The Six Steps Inside Every Redis GET
When your application calls redis.get("user:profile:12345"), the following operations execute in sequence. Each one has a cost. For a 64-byte session token, the total cost is dominated by the network round trip. For a 100 KB API response, the cost profile changes dramatically.
Step 1: Client Serializes the Key to RESP
The Redis Serialization Protocol (RESP) is a text-based protocol. Your client library converts the GET command and key into RESP wire format. For a simple key like "user:profile:12345", this produces:
*2\r\n$3\r\nGET\r\n$20\r\nuser:profile:12345\r\n
This step is fast and constant-size regardless of value size because you are only serializing the key and command. Cost: 0.1-0.5 microseconds. This step is not the problem.
Step 2: TCP Send
The serialized RESP command is sent over a TCP connection to the Redis server. If connection pooling is configured (it should be), this reuses an existing connection. The command is small (typically under 100 bytes), so it fits in a single TCP segment. Cost: variable, dominated by kernel syscall overhead (~1-5 microseconds for the write() syscall) plus network latency (50-300 microseconds same-AZ, 500-2000 microseconds cross-AZ). For this analysis, we will use 150 microseconds as a representative same-AZ network latency.
Step 3: Redis Finds the Value
Redis receives the command, parses it, and performs a hash table lookup. Redis uses a chained hash table with incremental rehashing. The lookup is O(1) amortized. For a database with 1 million keys, the lookup takes 0.5-2 microseconds, including hash computation and pointer chasing. This step does not depend on value size. Redis finds the pointer to the value; it does not touch the value data yet.
Step 4: Redis Serializes the Value to RESP
This is where value size starts to matter. Redis must convert the stored value into RESP wire format for transmission. For a bulk string response, RESP produces:
$[length]\r\n[data bytes]\r\n
The length prefix is trivial. The data bytes are a memcpy from Redis's internal SDS (Simple Dynamic String) buffer into the output buffer. For a 64-byte value, this memcpy is negligible -- a few cache lines, a few nanoseconds. For a 100 KB value, Redis must copy 100,000 bytes into the output buffer. On modern hardware, memcpy throughput is approximately 10-20 GB/s, so 100 KB copies in about 5-10 microseconds.
But the real cost is not the memcpy itself. It is the interaction with Redis's event loop. Redis is single-threaded. While it is writing 100 KB into the output buffer and flushing it to the TCP socket, it is not processing any other commands. For a 1 MB value, the serialization and write phase blocks the event loop for 50-100 microseconds. Every other client waiting for a response from this Redis instance is stalled for that duration.
Step 5: TCP Receive
The RESP-encoded response travels back over the network. For a 64-byte value, this is a single TCP segment. For a 100 KB value, this is approximately 70 TCP segments (at a typical MSS of 1,460 bytes). The kernel must reassemble these segments, copy them from kernel buffers to userspace, and deliver them to the client. Cost: network latency (150 microseconds) plus transfer time. Transfer time for 100 KB at 10 Gbps: ~80 microseconds. At 1 Gbps: ~800 microseconds. This step scales linearly with value size.

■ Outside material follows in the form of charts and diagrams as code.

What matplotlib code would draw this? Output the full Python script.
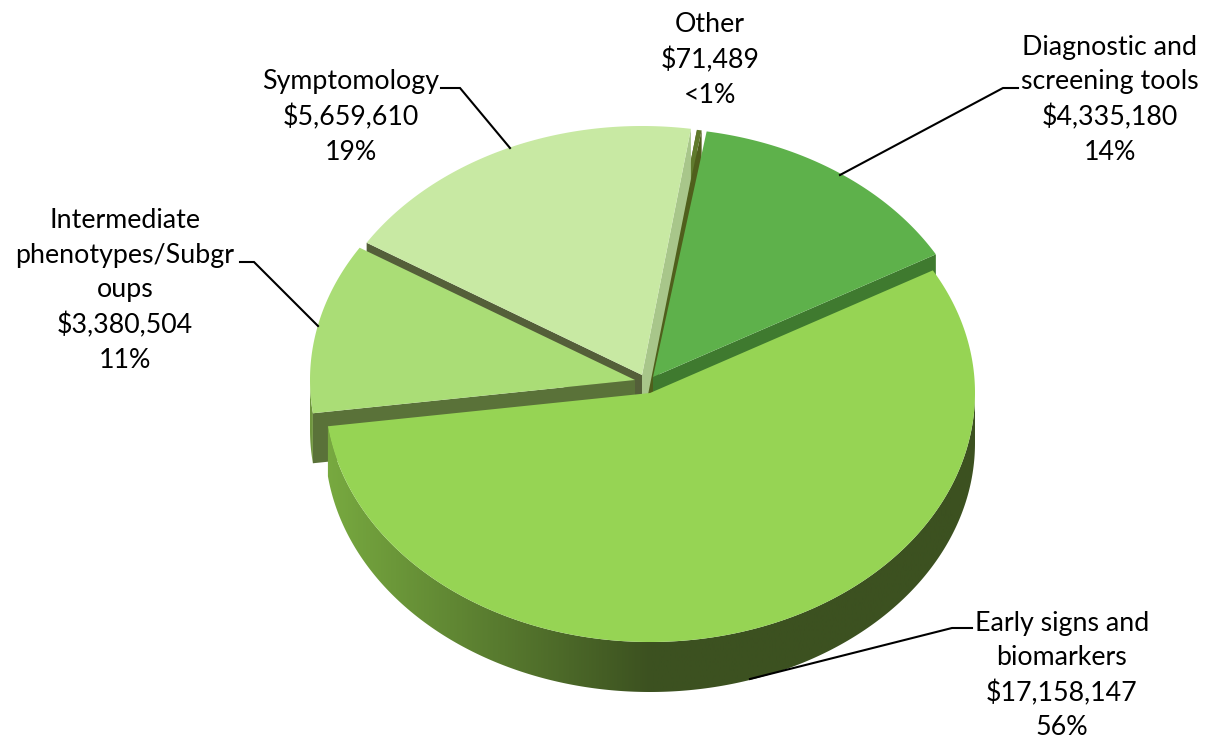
import numpy as np
import matplotlib
matplotlib.use("Agg")
import matplotlib.pyplot as plt
from matplotlib.patches import Polygon
from matplotlib.colors import LinearSegmentedColormap

# data, clockwise from the top of the pie
categories = ["Diagnostic and\nscreening tools", "Early signs and\nbiomarkers",
              "Intermediate\nphenotypes/Subgr\noups", "Symptomology", "Other"]
values = [4335180, 17158147, 3380504, 5659610, 71489]
percent_labels = ["14%", "56%", "11%", "19%", "<1%"]

# style
face_colors = ["#5EB14B", "#96D454", "#AADD76", "#C8E9A3", "#5F7A2C"]
start_cut = [None, None, "#5A7239", "#545F39", "#4F5F1C"]
end_cut = ["#3F7A2F", None, None, "#A8C68A", "#4F5F1C"]
apex_x = [653, 650, 635, 642, 648]
apex_y = [377, 393, 380, 375, 376]
RX, RY, DEPTH = 325, 249, 50
START = 80.5

W, H = 1209, 742
fig = plt.figure(figsize=(W / 100, H / 100), dpi=100, facecolor="white")
ax = fig.add_axes([0, 0, 1, 1])

fracs = np.array(values, dtype=float) / sum(values)
ends = START - np.cumsum(fracs) * 360
starts = np.r_[START, ends[:-1]]
wall_cmap = LinearSegmentedColormap.from_list("wall", ["#78AA40", "#3C5120", "#3C5120"])


def arc(i, a=None, b=None, n=300):
    t = np.radians(np.linspace(starts[i] if a is None else a, ends[i] if b is None else b, n))
    return apex_x[i] + RX * np.cos(t), apex_y[i] - RY * np.sin(t)


def draw(i, z):
    x, y = arc(i)
    ax0, ay0 = apex_x[i], apex_y[i]
    # cut walls
    for (ex, ey), col in (((x[0], y[0]), start_cut[i]), ((x[-1], y[-1]), end_cut[i])):
        if col:
            ax.fill([ax0, ex, ex, ax0], [ay0, ey, ey + DEPTH, ay0 + DEPTH], color=col, lw=0, zorder=z)
    # outer wall, front part of the rim only
    if i == 1:
        wx, wy = arc(i, 0, ends[i])
        clip = Polygon(np.c_[np.r_[wx, wx[::-1]], np.r_[wy, wy[::-1] + DEPTH]],
                       closed=True, transform=ax.transData, fc="none", ec="none")
        ax.add_patch(clip)
        grad = np.linspace(0, 1, 512)[None, :]
        im = ax.imshow(grad, extent=(325, 975, 760, 270), cmap=wall_cmap, aspect="auto", zorder=z + 0.1)
        im.set_clip_path(clip)
    elif i == 2:
        wx, wy = arc(i, starts[i], -180)
        ax.fill(np.r_[wx, wx[::-1]], np.r_[wy, wy[::-1] + DEPTH], color="#6F963F", lw=0, zorder=z + 0.1)
    # top face
    ax.fill(np.r_[ax0, x], np.r_[ay0, y], color=face_colors[i], lw=0, zorder=z + 0.2)


# back to front
for z, i in enumerate([4, 3, 0, 2, 1]):
    draw(i, z + 1)

# leader lines
leaders = [([1018, 1003, 840], [88, 88, 175]),
           ([972, 952, 750], [628, 628, 679]),
           ([240, 254, 318], [262, 262, 326]),
           ([441, 460, 510], [88, 88, 148])]
for lx, ly in leaders:
    ax.plot(lx, ly, color="black", lw=1.5, zorder=10, solid_joinstyle="miter")

# labels
label_pos = [(1110, 100), (1062, 675.5), (125, 290.5), (351, 117), (710, 60)]
amounts = ["${:,}".format(v) for v in values]
for name, amount, pct, (px, py) in zip(categories, amounts, percent_labels, label_pos):
    ax.text(px, py, f"{name}\n{amount}\n{pct}", ha="center", va="center",
            fontsize=19.3, family="Lato", linespacing=1.47, color="black", zorder=11)

ax.set_xlim(0, W)
ax.set_ylim(H, 0)
ax.axis("off")
fig.savefig("out.png", dpi=100, facecolor="white")
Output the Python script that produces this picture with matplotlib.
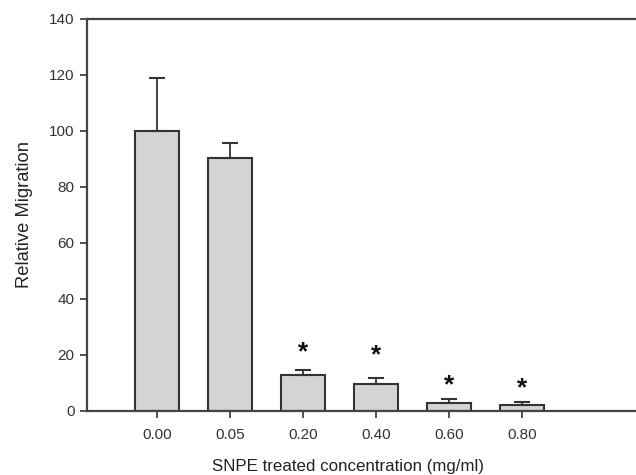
import matplotlib
matplotlib.use("Agg")
import matplotlib.pyplot as plt
import numpy as np

categories = ["0.00", "0.05", "0.20", "0.40", "0.60", "0.80"]
means = [100.0, 90.3, 12.7, 9.5, 3.0, 2.1]
errors = [18.8, 5.3, 1.9, 2.2, 1.3, 1.2]
significant = [False, False, True, True, True, True]
star_y = [0, 0, 20.8, 20.0, 9.3, 8.2]
yticks = [0, 20, 40, 60, 80, 100, 120, 140]

plt.rcParams['font.family'] = ['Liberation Sans', 'DejaVu Sans']

W, H = 636, 475
fig = plt.figure(figsize=(W / 100, H / 100), dpi=100)
left_px, right_px, top_px, bot_px = 87, 700, 19, 411
ax = fig.add_axes([left_px / W, 1 - bot_px / H, (right_px - left_px) / W, (bot_px - top_px) / H])

x = np.arange(len(categories))
edge = '#333333'
ax.bar(x, means, width=0.59, color='#d4d4d4', edgecolor=edge, linewidth=1.5, zorder=2)
ax.errorbar(x, means, yerr=[np.zeros(len(means)), errors], fmt='none', ecolor=edge,
            elinewidth=1.3, capsize=5.5, capthick=1.5, zorder=3)

for xi, sig, sy in zip(x, significant, star_y):
    if sig:
        ax.text(xi, sy, '*', ha='center', va='center', fontsize=19, fontweight='bold', color='#111111')

px_per_unit = 73
x0_px = 157
ax.set_xlim(-(x0_px - left_px) / px_per_unit, (right_px - x0_px) / px_per_unit)
ax.set_ylim(0, 140)
ax.set_xticks(x)
ax.set_xticklabels(categories)
ax.set_yticks(yticks)

for side in ['left', 'top', 'bottom', 'right']:
    ax.spines[side].set_color('#444444')
    ax.spines[side].set_linewidth(1.6)
ax.tick_params(axis='both', direction='out', length=5, width=1.3, color='#444444',
               labelsize=11, labelcolor='#333333', pad=4)
ax.tick_params(axis='x', pad=7)

ax.set_xlabel('SNPE treated concentration (mg/ml)', fontsize=12.2, color='#222222')
ax.xaxis.set_label_coords((348 - left_px) / (right_px - left_px), -(466 - bot_px) / (bot_px - top_px))
ax.xaxis.label.set_va('center')
ax.set_ylabel('Relative Migration', fontsize=13.2, color='#222222')
ax.yaxis.set_label_coords(-(left_px - 25) / (right_px - left_px), (bot_px - 214) / (bot_px - top_px))
ax.yaxis.label.set_va('center')

fig.savefig('out.png', dpi=100, facecolor='white')
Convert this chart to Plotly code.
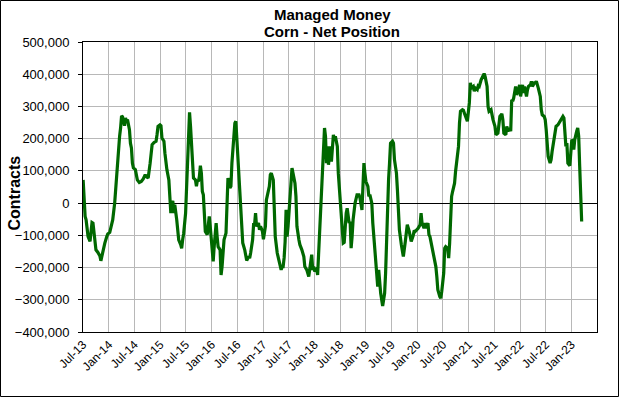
import datetime as dt
import plotly.graph_objects as go

# ---- data ----
start_date = "2013-07-02"   # first weekly report (Tuesday)
weeks = [0, 1, 2, 3, 5, 7, 9, 10, 11, 12, 13, 15, 17, 18, 20, 21, 22, 24, 25, 27, 29, 30, 32, 33, 34, 35, 37, 38, 39, 40,
         42, 43, 44, 45, 47, 48, 49, 50, 51, 53, 54, 55, 57, 59, 61, 63, 64, 66, 68, 69, 70, 72, 74, 75, 76, 78, 79, 80,
         82, 83, 84, 85, 87, 88, 89, 90, 91, 92, 93, 95, 96, 97, 99, 100, 101, 102,
         104, 105, 106, 107, 108, 109, 110, 111, 112, 114, 115, 116, 117, 118, 119, 120, 121, 122, 123, 124, 126, 127,
         128, 129, 130, 132, 133, 135, 136, 137, 139, 140, 141, 142, 143, 145, 146, 147, 149, 150, 151, 152, 154, 155,
         156, 157, 158, 160, 161, 162, 164, 165, 166, 168, 169, 170, 172, 173, 174, 175, 176, 178, 179, 180, 182, 183,
         185, 186, 187, 189, 190, 191, 193, 194, 195, 197, 198,
         199, 201, 202, 203, 204, 205, 206, 207, 208, 210, 211, 212, 213, 215, 216, 217, 219, 220, 222, 224, 225, 227,
         229, 230, 231, 232, 233, 234, 235, 237, 238, 239, 241, 242, 243, 244, 245, 246, 247, 248, 249, 251, 252, 254,
         255, 256, 258, 259, 260, 261, 262, 263, 264, 265, 266, 267, 268, 270, 271, 272, 273, 274, 276, 277, 278, 280,
         281, 283, 284, 285, 286, 287, 289, 290, 291, 293, 294, 295, 297, 298, 299, 300, 301, 302, 304, 305, 306, 307, 308,
         309, 310, 311, 312, 314, 315, 316, 318, 319, 320, 321, 323, 324, 325, 327, 328, 329, 331, 332, 333, 335, 336,
         337, 339, 340, 342, 343, 344, 346, 347, 348, 350, 351, 352, 354, 355, 356, 358, 359, 360, 362, 363, 364, 366,
         367, 368, 370, 371, 372, 373, 374, 375, 377, 378, 379, 381, 382, 383, 385, 386, 387, 389, 390, 392, 393, 394,
         396, 397, 398, 400, 401, 402, 404, 406, 407,
         408, 410, 411, 412, 414, 415, 416, 418, 419, 421, 422, 423, 425, 426, 427, 429, 430, 431, 433, 434, 435, 436,
         437, 439, 440, 442, 443, 444, 446, 447, 448, 450, 451, 452, 454, 455, 456, 458, 459, 460, 462, 463, 464, 465,
         466, 468, 469, 470, 471, 472, 474, 475, 476, 478, 479, 480, 482, 483, 484, 486, 487, 488, 489, 490, 491, 492,
         494, 495, 496, 497, 498, 499, 500, 501, 502, 503, 504, 505, 506]
net_thousands = [72, 0, -41, -52, -104, -119, -60, -62, -93, -114, -145, -153, -164, -179, -145, -140, -124, -104, -96, -91,
                 -67, -52, 0, 41, 93, 155, 207, 233, 271, 268,
                 240, 264, 254, 259, 228, 186, 171, 124, 109, 104, 88, 72, 64, 67, 75, 88, 83, 78, 124, 150, 181, 188,
                 192, 212, 238, 243, 240, 202,
                 192, 155, 114, 104, 72, 31, -31, 0, 7, -31, -5, -52, -78, -114, -129, -140, -114, -95,
                 -31, 52, 176, 238, 282, 238, 176, 114, 78, 72, 52, 72, 67, 83, 116, 93, 36, 26, -31, -88, -98, -62,
                 -41, -72, -114, -181, -135, -62, -104, -135, -145, -223, -197, -155, -114, -93, -10, 78, 47, 52, 124, 166,
                 248, 254,
                 197, 145, 93, 0, -62, -124, -145, -160, -178, -166, -171, -155, -114, -67, -67, -31, -72, -62, -83, -72,
                 -88, -112,
                 -72, 10, 21, 52, 88, 93, 72, -31, -104, -155, -166,
                 -186, -207, -197, -197, -170, -120, -21, -104, -72, 21, 93, 109, 93, 62, 21, -72, -114, -129, -145, -166,
                 -197, -207,
                 -228, -207, -176, -160, -207, -197, -212, -202, -223, -155, -72, 21, 72, 176, 233, 207, 124, 176, 119,
                 176, 129, 212,
                 199, 207, 176, 93, 41, 0, -57, -93, -124, -122, -47, -31, -16, -62, -57, -140, -104, -52, 0, 21, 26, 26,
                 16, -21, 52, 124, 93, 67, 52, 21, 26, 0, -62, -104, -155, -207, -259, -207, -248, -280, -319, -290, -280,
                 -217, -114,
                 21, 72, 124, 186, 192, 186, 135, 93, 41, -10, -83, -129, -155, -166, -119, -83, -67, -88, -104, -119,
                 -101, -85,
                 -88, -83, -78, -67, -31, -62, -78, -62, -78, -62, -98, -104, -135, -155, -171, -197, -228, -269, -290,
                 -295, -274, -217,
                 -140, -135, -140, -171, -124, -31, 21, 36, 62, 98, 124, 176, 248, 285, 290, 288, 279, 259, 254, 311,
                 373, 357,
                 362, 347, 357, 352, 364, 362, 383, 395, 402,
                 393, 362, 300, 285, 290, 269, 259, 238, 212, 217, 243, 269, 277, 259, 217, 212, 238, 223, 233, 223,
                 321, 316,
                 326, 362, 336, 352, 367, 331, 367, 342, 362, 331, 352, 362, 367, 378, 362, 373, 373, 378, 357, 342,
                 331, 290,
                 274, 269, 259, 228, 176, 145, 124, 135, 160, 197, 223, 238, 243, 248, 254, 264, 269, 264, 197, 176,
                 186, 124,
                 116, 155, 197, 192, 166, 197, 217, 223, 233, 207, 114, 40, -57]

tick_dates = ["2013-07-01", "2014-01-01", "2014-07-01", "2015-01-01", "2015-07-01", "2016-01-01", "2016-07-01",
              "2017-01-01", "2017-07-01", "2018-01-01", "2018-07-01", "2019-01-01", "2019-07-01", "2020-01-01",
              "2020-07-01", "2021-01-01", "2021-07-01", "2022-01-01", "2022-07-01", "2023-01-01"]
tick_labels = ["Jul-13", "Jan-14", "Jul-14", "Jan-15", "Jul-15", "Jan-16", "Jul-16", "Jan-17", "Jul-17", "Jan-18",
               "Jul-18", "Jan-19", "Jul-19", "Jan-20", "Jul-20", "Jan-21", "Jul-21", "Jan-22", "Jul-22", "Jan-23"]
y_ticks = [-400000, -300000, -200000, -100000, 0, 100000, 200000, 300000, 400000, 500000]
x_range = ["2013-07-01", "2023-07-01"]
y_range = [-400000, 500000]

# ---- build ----
assert len(weeks) == len(net_thousands)
d0 = dt.date.fromisoformat(start_date)
dates = [d0 + dt.timedelta(days=7 * w) for w in weeks]
values = [v * 1000 for v in net_thousands]

FONT = "Liberation Sans, Arial, sans-serif"
W, H = 619, 397
ML, MR, MT, MB = 83, 22, 42, 65
pw = W - ML - MR
ph = H - MT - MB


def px_x(x):  # figure pixel -> paper x
    return (x - ML) / pw


def px_y(y):  # figure pixel (from top) -> paper y
    return (H - MB - y) / ph


fig = go.Figure()
fig.add_trace(go.Scatter(x=dates, y=values, mode="lines",
                         line=dict(color="#006800", width=3.2), hoverinfo="x+y"))

# outer chart border
fig.add_shape(type="rect", xref="paper", yref="paper",
              x0=px_x(0.5), x1=px_x(W - 0.5), y0=px_y(H - 0.5), y1=px_y(0.5),
              line=dict(color="black", width=1), fillcolor="rgba(0,0,0,0)", layer="above")

annotations = [
    dict(text="<b>Managed Money</b>", x=px_x(332), y=px_y(14), xref="paper", yref="paper",
         xanchor="center", yanchor="middle", showarrow=False, font=dict(family=FONT, size=15, color="black")),
    dict(text="<b>Corn - Net Position</b>", x=px_x(332), y=px_y(32), xref="paper", yref="paper",
         xanchor="center", yanchor="middle", showarrow=False, font=dict(family=FONT, size=15, color="black")),
    dict(text="<b>Contracts</b>", x=px_x(13.5), y=px_y(193), xref="paper", yref="paper", textangle=-90,
         xanchor="center", yanchor="middle", showarrow=False, font=dict(family=FONT, size=16, color="black")),
]

fig.update_layout(
    width=W, height=H,
    margin=dict(l=ML, r=MR, t=MT, b=MB, pad=0),
    paper_bgcolor="white", plot_bgcolor="white",
    showlegend=False,
    font=dict(family=FONT, size=12, color="black"),
    annotations=annotations,
    xaxis=dict(
        type="date", range=x_range, autorange=False,
        tickmode="array", tickvals=tick_dates, ticktext=tick_labels, tickangle=-45,
        tickfont=dict(family=FONT, size=12, color="black"),
        showgrid=True, gridcolor="#b8b8b8", gridwidth=1,
        showline=True, linecolor="black", linewidth=1, mirror=True,
        ticks="", zeroline=False, automargin=False,
    ),
    xaxis2=dict(type="date", overlaying="x", anchor="free",
                position=(0 - y_range[0]) / (y_range[1] - y_range[0]),
                range=x_range, autorange=False, tickmode="array", tickvals=tick_dates, showticklabels=False,
                ticks="outside", ticklen=3, tickcolor="black", showgrid=False, showline=False,
                zeroline=False, automargin=False),
    yaxis=dict(
        range=y_range, autorange=False, tickmode="array", tickvals=y_ticks, tickformat=",",
        tickfont=dict(family=FONT, size=13, color="black"),
        showgrid=True, gridcolor="#b8b8b8", gridwidth=1,
        showline=True, linecolor="black", linewidth=1, mirror=True,
        ticks="outside", ticklen=4, tickcolor="black", ticklabelstandoff=6,
        zeroline=True, zerolinecolor="black", zerolinewidth=1,
        automargin=False,
    ),
)

fig.write_html("out.html", config={"displayModeBar": False},
               post_script="document.body.style.margin='0';document.body.style.overflow='hidden';")
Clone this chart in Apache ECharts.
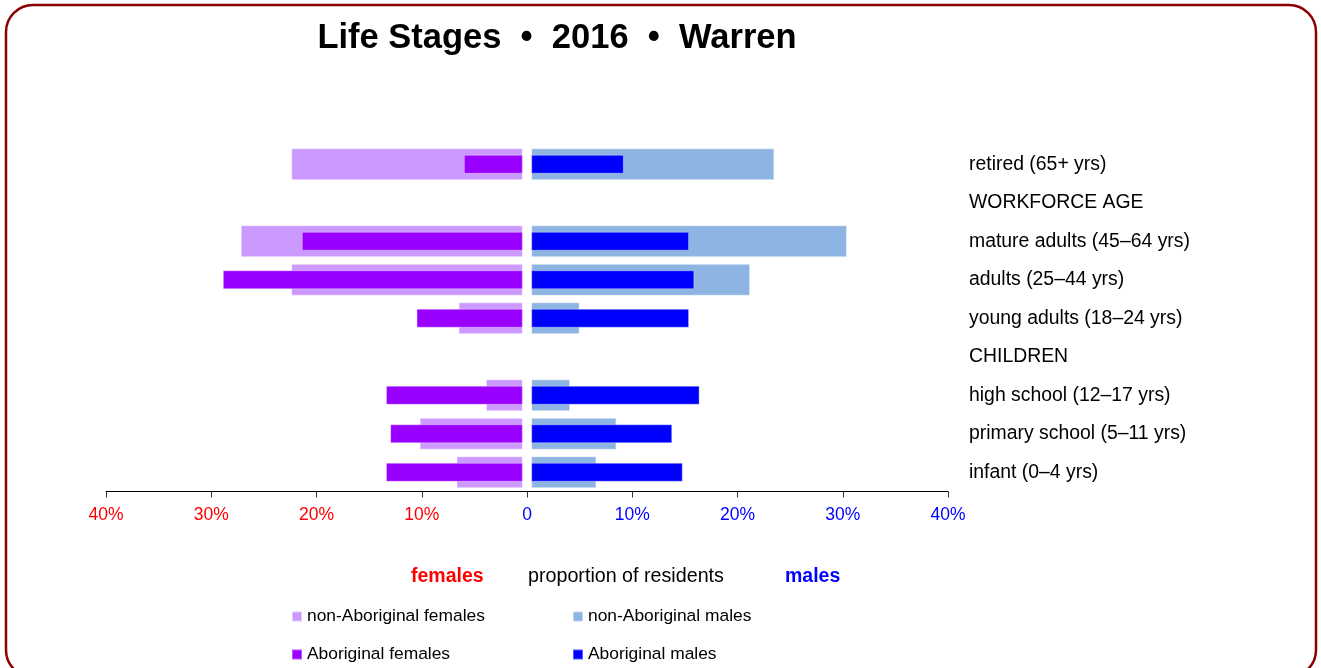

Step 6: Client Deserializes the RESP Response
The client library receives the raw RESP bytes and must parse them back into a usable data structure. For a simple string value, this is a buffer slice -- nearly free. But most applications do not store raw strings. They store serialized objects: JSON, MessagePack, Protobuf, or application-specific binary formats. The client library first parses the RESP envelope (trivial), then the application code deserializes the payload from its chosen format into an in-memory object.
This is where the real serialization cost lives. Deserializing 100 KB of JSON involves parsing every byte, allocating strings, building hash maps for objects, and converting numbers from text to native types. This is CPU-intensive work that scales linearly -- and sometimes super-linearly -- with value size.
Benchmarking Serialization Formats at Scale
We benchmarked four common serialization formats at multiple value sizes. The benchmark measures only the serialization and deserialization time -- no network, no Redis, no I/O. Pure CPU cost of converting an in-memory data structure (a nested user profile object with arrays, strings, integers, and nested objects) to bytes and back.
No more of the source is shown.